Mechanosynthesis of Nanocrystalline MgB<sub>2</sub> Ceramic Powders in Hydrogen Alloying Mills via Amorphous Hydride Intermediate

Abstract

In the present work we report on the synthesis of nanocrystalline MgB2 by mechanochemical reaction (mechanosynthesis) conducted in a high-energy mechanical alloying mill filled with hydrogen. The solid-state reaction of mechanochemical alloying between Mg and B with H (hydrogen alloying) leads to formation of an intermediate amorphous (Mg,B)Hx hydride. This amorphous intermediate is subsequently annealed (devitrified) to nucleate and grow nanocrystalline boride. The first stage of synthesis was carried out at room temperature from elemental Mg and B powders in a high-energy ball mill under sequential supply of hydrogen. The subsequent annealing of the amorphous product led to nearly single-phase MgB2, with only small fraction of MgO impurity.

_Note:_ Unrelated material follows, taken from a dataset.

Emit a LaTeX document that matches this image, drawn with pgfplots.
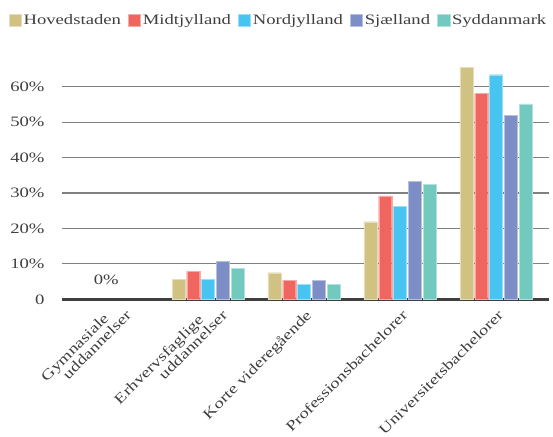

The easy room-temperature synthesis renders the method promising for production of MgB2, which recently gained attention as a new 39K ceramic superconductor. The amorphous intermediate itself can be studied further for its capacity to store ca. 2 wt% H in a metastable hydride phase. The effort was undertaken to predict formation of amorphous hydride phase through analysis of atomic volume mismatch between atoms of Mg, B, and H.